Amata von Lenggenwil
Urkunden geben einen konzentrierten Einblick in Lebensumstände einzelner Personen und ihrer Familien und in der vorliegenden Urkunde Amatas sind sie eigentliche Testamente. In der Urkunde steht, dass der verstorbene Gemahl Linko seiner Frau Amata in Lenggenwil ein reiches Erbe hinterlässt. Lenggenwil hiess damals Linkenvuilare, was die Annahme erlaubt, dass Linkos Familie den Weiler gegründet hat. Amata heiratet ein zweites Mal einen Mann namens Winihard. Zu ihrem und ihres verstorbenen Mannes Seelenheil spendet sie ihren Grundbesitz in Lenggenwil den Armen im Hospital im Kloster St. Gallen. Zudem soll aus dem Ertrag der Güter in Lenggenwil am Martinstag ein «Gastmahl in reicher Fülle» für die Brüder und die übrigen Angehörigen der Klostergemeinschaft ausgerichtet werden. Dies in Gedenken an Linko, Amata und Winihard.

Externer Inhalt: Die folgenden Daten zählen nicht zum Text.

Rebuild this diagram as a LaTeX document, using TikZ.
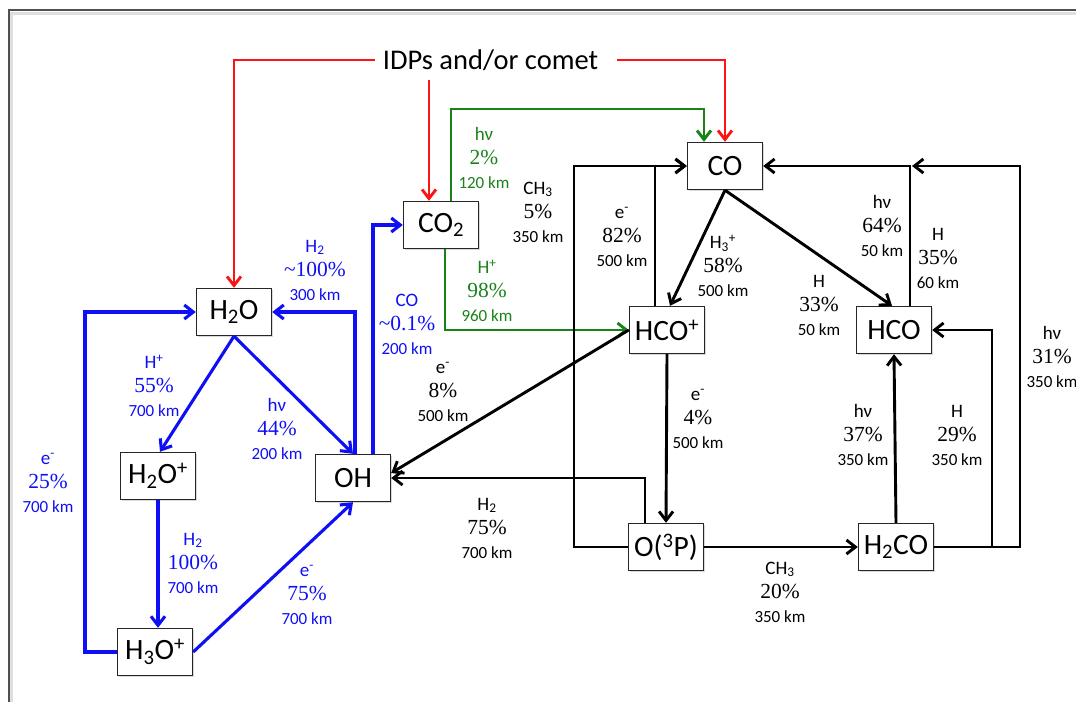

Um Erbstreitigkeiten zu verhindern, regelt Amata in der Urkunde auch die Frage, was mit dem Besitz geschähe, wenn sie vor Winihard stürbe. Dass die Urkunde im Kloster St.Gallen an einem Ort aufbewahrt wurde, der für die Ewigkeit gebaut worden war, bot zudem ein Höchstmass an Schutz vor Verlust – ein Archiv als Banktresor. Diese Privaturkunde legt anschaulich dar, dass vermögende alemannische Frauen Entscheidungsvollmacht über ihren Besitz besassen und ihn selbständig verwalteten.